• **Required work**:
Repeat verbatim only the lines from the one with "Generate a Python" through the one with "-1375, -1485, -1160, -1100, -1190, -1280]", both ends kept. Pictures stay out.

• **Data entries**:
****************
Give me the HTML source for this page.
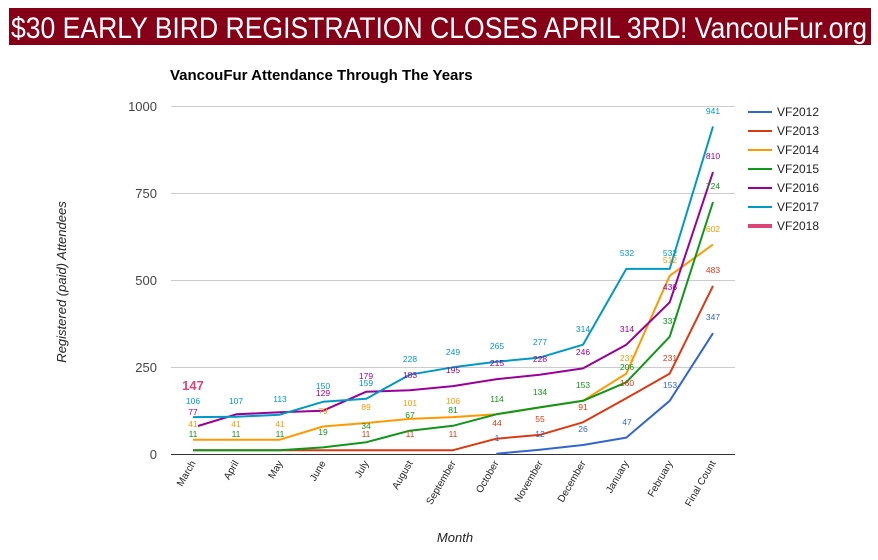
****************
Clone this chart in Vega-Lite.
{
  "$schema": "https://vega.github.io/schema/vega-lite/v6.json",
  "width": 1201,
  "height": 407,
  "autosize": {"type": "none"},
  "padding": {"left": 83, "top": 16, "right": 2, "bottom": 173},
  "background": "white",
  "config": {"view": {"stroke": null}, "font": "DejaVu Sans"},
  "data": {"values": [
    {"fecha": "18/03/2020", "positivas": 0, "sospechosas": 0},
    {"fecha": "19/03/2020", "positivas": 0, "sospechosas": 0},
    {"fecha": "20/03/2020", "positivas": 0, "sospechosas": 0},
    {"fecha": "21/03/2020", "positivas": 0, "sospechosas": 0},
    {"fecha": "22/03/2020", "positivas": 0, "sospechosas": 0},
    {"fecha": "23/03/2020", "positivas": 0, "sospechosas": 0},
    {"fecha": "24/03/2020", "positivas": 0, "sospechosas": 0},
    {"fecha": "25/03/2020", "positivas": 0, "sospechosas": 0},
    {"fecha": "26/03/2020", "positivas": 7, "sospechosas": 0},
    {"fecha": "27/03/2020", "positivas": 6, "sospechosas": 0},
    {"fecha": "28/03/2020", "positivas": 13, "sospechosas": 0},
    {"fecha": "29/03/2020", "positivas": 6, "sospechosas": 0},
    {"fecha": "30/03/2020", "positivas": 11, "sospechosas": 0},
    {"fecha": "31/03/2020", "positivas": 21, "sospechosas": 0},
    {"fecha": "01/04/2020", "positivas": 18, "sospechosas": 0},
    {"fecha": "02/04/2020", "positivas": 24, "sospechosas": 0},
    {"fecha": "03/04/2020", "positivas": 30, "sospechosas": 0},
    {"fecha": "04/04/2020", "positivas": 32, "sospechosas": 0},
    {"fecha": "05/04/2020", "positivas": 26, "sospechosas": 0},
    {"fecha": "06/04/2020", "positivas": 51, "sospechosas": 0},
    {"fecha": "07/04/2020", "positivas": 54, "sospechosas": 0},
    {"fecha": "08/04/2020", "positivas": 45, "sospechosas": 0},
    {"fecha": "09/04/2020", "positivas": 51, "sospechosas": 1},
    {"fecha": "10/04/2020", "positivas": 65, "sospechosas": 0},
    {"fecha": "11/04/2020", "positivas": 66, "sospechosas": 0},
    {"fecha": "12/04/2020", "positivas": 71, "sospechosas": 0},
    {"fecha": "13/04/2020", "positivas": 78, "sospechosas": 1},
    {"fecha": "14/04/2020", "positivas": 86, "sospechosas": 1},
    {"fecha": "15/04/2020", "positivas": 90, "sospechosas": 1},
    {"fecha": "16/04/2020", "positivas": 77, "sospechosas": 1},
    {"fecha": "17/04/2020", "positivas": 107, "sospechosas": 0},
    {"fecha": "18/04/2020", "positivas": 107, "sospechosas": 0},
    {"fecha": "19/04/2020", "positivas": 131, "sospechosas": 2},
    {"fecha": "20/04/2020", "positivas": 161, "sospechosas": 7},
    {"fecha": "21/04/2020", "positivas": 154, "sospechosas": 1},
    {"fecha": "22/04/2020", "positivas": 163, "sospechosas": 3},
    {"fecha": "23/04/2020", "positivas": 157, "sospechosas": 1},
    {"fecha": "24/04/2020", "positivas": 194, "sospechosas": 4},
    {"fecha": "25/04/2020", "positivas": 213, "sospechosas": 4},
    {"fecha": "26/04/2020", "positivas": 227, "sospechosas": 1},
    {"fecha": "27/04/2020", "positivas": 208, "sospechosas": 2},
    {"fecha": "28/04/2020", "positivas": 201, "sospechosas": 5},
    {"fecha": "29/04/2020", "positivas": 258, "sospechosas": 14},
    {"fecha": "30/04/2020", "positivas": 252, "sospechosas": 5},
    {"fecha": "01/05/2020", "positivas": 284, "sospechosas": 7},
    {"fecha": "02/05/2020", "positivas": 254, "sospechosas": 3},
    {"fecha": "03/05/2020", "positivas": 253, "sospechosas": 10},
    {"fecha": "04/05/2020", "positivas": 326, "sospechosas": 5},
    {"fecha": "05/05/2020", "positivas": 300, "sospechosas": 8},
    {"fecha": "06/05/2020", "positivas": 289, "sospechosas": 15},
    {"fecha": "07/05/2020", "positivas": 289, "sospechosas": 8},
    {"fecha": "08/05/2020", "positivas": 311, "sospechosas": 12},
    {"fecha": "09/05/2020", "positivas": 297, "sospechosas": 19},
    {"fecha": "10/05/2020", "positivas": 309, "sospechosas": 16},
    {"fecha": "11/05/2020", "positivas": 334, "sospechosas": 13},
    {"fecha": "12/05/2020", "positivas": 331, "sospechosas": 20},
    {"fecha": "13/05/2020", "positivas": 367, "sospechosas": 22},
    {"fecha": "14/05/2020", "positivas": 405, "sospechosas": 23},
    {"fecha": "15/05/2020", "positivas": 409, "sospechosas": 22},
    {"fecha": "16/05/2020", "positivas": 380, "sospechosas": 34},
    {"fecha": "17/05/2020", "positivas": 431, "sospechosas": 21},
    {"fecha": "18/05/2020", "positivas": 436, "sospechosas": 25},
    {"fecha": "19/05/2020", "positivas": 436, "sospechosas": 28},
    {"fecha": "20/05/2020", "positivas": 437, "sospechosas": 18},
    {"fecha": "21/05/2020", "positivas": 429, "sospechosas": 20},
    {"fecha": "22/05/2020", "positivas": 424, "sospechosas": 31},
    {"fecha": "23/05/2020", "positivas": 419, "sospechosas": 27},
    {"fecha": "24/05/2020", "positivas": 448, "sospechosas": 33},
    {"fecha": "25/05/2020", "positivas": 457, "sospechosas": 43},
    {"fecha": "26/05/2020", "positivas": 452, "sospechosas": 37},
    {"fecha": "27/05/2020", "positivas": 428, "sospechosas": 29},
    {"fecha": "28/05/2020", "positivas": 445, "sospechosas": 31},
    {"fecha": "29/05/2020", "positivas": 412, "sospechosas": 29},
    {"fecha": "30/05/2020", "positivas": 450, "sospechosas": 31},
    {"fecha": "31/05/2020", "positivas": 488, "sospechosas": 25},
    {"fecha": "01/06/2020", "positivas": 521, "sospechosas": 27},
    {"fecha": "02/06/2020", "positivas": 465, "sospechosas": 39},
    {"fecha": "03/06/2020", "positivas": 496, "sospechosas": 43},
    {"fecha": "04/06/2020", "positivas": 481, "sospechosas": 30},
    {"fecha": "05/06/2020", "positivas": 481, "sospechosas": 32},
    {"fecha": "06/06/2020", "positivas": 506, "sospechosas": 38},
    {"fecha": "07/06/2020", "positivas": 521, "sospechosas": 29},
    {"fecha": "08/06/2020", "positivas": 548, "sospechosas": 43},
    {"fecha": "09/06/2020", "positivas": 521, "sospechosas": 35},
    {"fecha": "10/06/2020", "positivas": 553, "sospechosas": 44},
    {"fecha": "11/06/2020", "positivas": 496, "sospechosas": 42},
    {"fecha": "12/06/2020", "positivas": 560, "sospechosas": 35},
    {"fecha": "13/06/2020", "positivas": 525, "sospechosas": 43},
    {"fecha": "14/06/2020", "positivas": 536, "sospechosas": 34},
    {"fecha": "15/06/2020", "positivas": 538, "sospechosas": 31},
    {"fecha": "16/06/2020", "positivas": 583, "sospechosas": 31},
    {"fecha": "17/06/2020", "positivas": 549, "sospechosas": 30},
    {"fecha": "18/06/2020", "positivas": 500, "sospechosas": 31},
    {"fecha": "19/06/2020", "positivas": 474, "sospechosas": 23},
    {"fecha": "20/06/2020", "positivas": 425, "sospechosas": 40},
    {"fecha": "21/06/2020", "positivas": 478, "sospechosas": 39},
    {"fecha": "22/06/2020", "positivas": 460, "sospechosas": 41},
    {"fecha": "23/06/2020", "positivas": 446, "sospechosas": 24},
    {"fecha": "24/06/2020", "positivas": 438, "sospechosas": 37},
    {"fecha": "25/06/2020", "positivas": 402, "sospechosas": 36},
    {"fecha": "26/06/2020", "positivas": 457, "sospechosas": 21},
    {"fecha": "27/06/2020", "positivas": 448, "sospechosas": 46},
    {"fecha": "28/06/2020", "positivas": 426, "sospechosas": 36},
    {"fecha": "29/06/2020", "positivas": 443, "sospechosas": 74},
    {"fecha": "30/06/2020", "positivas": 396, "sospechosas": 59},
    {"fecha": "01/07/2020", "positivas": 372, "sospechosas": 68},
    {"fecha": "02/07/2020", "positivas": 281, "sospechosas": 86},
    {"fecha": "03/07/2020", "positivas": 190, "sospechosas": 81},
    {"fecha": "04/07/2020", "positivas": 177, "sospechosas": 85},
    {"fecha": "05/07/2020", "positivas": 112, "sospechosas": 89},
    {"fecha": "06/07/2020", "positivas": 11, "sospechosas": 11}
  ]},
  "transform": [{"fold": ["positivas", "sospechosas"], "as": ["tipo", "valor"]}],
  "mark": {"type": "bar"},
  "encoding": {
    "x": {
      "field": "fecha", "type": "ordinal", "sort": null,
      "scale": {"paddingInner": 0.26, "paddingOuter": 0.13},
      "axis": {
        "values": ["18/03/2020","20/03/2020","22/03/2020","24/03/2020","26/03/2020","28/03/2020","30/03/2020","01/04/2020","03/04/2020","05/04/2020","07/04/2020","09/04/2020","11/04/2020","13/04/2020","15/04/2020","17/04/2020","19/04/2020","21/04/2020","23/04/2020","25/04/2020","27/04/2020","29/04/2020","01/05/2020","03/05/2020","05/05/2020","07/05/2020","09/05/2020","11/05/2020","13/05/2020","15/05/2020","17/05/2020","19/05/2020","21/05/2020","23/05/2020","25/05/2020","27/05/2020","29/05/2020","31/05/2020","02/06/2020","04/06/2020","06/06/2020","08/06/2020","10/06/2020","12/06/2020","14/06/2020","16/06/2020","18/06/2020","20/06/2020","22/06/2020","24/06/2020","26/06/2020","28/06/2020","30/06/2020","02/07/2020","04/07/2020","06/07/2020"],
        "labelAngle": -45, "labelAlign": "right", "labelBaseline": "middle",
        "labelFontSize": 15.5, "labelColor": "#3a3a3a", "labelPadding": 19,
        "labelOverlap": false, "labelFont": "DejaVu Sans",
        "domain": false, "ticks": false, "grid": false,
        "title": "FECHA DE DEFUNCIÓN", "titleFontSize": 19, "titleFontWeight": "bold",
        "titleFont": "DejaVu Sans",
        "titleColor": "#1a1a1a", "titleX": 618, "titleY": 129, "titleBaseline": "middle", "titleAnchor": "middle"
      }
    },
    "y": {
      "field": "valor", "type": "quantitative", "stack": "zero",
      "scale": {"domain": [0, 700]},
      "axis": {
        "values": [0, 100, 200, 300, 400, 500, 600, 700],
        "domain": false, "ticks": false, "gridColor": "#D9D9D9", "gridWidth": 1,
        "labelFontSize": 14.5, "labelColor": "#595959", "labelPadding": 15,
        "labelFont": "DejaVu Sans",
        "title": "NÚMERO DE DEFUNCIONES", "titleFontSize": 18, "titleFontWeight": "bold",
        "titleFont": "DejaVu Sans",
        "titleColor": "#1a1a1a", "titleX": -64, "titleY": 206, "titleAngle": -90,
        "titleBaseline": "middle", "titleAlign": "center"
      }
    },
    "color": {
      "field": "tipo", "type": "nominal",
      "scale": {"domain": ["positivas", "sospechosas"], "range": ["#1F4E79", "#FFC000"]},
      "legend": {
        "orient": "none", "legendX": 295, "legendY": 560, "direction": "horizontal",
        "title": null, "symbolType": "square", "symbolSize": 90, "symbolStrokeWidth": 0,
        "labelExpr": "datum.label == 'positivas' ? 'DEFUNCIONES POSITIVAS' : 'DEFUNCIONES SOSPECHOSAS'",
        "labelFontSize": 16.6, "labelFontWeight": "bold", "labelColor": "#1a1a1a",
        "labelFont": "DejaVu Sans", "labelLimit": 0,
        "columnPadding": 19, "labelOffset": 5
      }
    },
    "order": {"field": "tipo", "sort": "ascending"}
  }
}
****************
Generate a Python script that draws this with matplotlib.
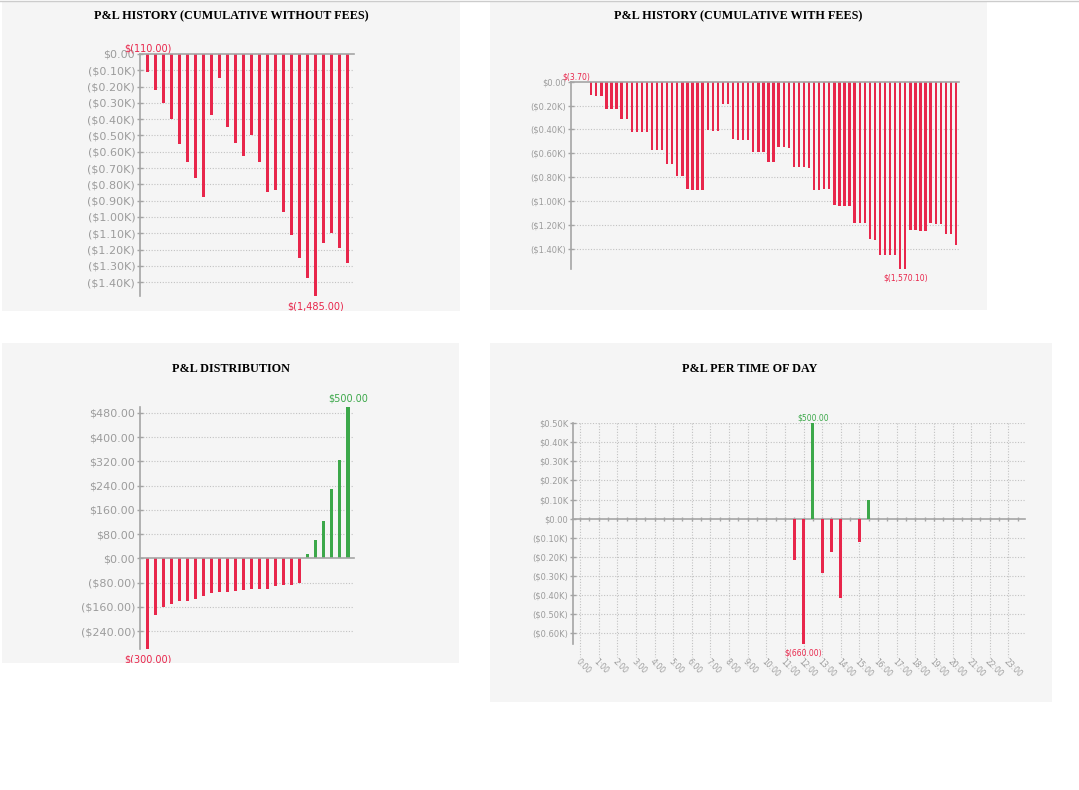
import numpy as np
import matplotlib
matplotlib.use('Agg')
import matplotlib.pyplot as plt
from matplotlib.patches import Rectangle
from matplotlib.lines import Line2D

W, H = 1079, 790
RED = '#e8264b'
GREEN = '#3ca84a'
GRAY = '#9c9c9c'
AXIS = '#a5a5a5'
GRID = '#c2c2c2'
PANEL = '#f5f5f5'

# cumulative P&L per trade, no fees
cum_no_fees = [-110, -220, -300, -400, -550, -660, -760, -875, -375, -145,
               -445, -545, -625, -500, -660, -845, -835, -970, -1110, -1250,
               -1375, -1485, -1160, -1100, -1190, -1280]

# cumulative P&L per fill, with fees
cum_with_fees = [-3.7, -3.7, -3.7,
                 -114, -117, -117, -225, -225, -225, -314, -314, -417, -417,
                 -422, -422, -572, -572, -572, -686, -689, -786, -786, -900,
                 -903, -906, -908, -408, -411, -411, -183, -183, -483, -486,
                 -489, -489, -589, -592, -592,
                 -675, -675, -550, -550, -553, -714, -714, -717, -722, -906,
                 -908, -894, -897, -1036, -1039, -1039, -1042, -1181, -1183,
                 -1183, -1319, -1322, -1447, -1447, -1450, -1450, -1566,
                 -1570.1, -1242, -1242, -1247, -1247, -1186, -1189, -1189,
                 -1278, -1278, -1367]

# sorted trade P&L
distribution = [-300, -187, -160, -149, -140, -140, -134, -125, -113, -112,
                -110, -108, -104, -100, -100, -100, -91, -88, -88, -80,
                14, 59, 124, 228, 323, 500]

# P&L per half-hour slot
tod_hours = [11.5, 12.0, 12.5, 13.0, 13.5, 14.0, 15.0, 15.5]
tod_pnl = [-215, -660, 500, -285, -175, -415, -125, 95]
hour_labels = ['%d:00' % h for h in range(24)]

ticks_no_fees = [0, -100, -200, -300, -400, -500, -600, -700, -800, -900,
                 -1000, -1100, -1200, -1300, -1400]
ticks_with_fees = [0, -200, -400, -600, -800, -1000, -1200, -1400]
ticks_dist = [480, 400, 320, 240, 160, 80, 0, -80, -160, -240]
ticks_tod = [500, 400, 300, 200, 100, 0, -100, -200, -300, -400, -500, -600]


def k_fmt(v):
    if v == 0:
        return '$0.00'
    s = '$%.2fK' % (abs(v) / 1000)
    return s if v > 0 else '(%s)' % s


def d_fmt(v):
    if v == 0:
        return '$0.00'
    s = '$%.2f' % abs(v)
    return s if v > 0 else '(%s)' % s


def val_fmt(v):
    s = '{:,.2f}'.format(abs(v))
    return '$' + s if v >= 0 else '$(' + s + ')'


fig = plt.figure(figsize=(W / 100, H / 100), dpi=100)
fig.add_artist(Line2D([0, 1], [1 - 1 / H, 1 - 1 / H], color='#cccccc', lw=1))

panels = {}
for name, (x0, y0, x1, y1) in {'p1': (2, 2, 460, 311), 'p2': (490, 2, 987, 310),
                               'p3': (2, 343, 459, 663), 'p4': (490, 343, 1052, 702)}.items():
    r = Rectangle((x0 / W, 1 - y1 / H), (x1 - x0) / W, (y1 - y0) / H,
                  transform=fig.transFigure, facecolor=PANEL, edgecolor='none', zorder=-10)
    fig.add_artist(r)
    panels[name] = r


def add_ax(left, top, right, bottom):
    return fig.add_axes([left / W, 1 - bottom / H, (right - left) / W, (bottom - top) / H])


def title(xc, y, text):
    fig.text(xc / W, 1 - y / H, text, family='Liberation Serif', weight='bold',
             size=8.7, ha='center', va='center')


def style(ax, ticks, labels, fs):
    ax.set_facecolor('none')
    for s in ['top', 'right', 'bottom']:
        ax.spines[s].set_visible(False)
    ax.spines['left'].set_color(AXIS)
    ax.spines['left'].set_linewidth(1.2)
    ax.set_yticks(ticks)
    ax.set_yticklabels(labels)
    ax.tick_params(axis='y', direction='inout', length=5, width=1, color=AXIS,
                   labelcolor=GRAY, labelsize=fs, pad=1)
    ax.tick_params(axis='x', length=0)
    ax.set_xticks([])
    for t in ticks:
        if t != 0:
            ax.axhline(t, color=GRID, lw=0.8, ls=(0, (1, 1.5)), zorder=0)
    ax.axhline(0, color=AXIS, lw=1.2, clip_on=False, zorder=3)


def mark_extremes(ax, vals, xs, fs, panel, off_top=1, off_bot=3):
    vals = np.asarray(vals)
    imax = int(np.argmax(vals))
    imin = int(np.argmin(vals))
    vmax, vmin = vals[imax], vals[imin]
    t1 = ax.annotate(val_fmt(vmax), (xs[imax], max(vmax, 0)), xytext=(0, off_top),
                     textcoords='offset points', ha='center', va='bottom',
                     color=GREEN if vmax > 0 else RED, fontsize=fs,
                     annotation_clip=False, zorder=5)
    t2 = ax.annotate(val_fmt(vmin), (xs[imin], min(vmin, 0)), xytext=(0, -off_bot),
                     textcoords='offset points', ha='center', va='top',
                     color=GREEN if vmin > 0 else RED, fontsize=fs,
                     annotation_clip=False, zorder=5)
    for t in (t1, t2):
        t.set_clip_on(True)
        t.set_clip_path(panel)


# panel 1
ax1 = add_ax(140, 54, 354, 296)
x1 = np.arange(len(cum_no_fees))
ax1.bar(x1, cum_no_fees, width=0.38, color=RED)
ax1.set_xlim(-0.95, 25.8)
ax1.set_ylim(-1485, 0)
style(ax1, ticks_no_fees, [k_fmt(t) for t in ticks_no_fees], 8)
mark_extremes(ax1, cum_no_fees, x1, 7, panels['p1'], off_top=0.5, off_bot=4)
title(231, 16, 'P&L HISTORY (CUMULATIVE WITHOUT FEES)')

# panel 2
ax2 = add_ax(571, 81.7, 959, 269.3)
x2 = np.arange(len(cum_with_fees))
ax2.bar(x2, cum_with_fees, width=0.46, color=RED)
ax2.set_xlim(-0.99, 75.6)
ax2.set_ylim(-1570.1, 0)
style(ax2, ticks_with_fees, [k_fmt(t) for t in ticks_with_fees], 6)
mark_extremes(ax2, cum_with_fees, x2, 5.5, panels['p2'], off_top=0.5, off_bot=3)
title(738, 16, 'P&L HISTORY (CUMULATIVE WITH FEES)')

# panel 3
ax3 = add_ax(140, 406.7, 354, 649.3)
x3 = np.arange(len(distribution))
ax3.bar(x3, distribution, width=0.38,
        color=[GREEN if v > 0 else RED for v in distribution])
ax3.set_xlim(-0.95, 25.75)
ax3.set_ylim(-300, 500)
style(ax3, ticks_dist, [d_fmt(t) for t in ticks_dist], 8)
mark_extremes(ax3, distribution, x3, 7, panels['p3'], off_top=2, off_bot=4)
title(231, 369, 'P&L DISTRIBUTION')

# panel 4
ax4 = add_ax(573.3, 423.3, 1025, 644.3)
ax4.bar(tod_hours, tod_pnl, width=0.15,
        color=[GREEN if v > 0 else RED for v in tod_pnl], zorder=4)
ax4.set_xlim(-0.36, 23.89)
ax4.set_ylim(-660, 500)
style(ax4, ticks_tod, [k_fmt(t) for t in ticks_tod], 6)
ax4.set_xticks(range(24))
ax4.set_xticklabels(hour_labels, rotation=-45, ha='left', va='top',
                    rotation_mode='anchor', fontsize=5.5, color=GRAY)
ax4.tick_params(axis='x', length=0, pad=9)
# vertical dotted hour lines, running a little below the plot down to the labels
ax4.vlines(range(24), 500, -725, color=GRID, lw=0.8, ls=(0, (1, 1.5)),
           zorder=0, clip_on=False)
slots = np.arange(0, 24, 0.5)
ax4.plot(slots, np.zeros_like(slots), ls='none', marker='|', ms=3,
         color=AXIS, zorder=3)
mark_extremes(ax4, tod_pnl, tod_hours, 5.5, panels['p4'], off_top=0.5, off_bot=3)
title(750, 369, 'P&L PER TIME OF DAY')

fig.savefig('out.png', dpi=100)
****************
• **Task answer**:
Generate a Python script that draws this with matplotlib.
import numpy as np
import matplotlib
matplotlib.use('Agg')
import matplotlib.pyplot as plt
from matplotlib.patches import Rectangle
from matplotlib.lines import Line2D

W, H = 1079, 790
RED = '#e8264b'
GREEN = '#3ca84a'
GRAY = '#9c9c9c'
AXIS = '#a5a5a5'
GRID = '#c2c2c2'
PANEL = '#f5f5f5'

# cumulative P&L per trade, no fees
cum_no_fees = [-110, -220, -300, -400, -550, -660, -760, -875, -375, -145,
               -445, -545, -625, -500, -660, -845, -835, -970, -1110, -1250,
               -1375, -1485, -1160, -1100, -1190, -1280]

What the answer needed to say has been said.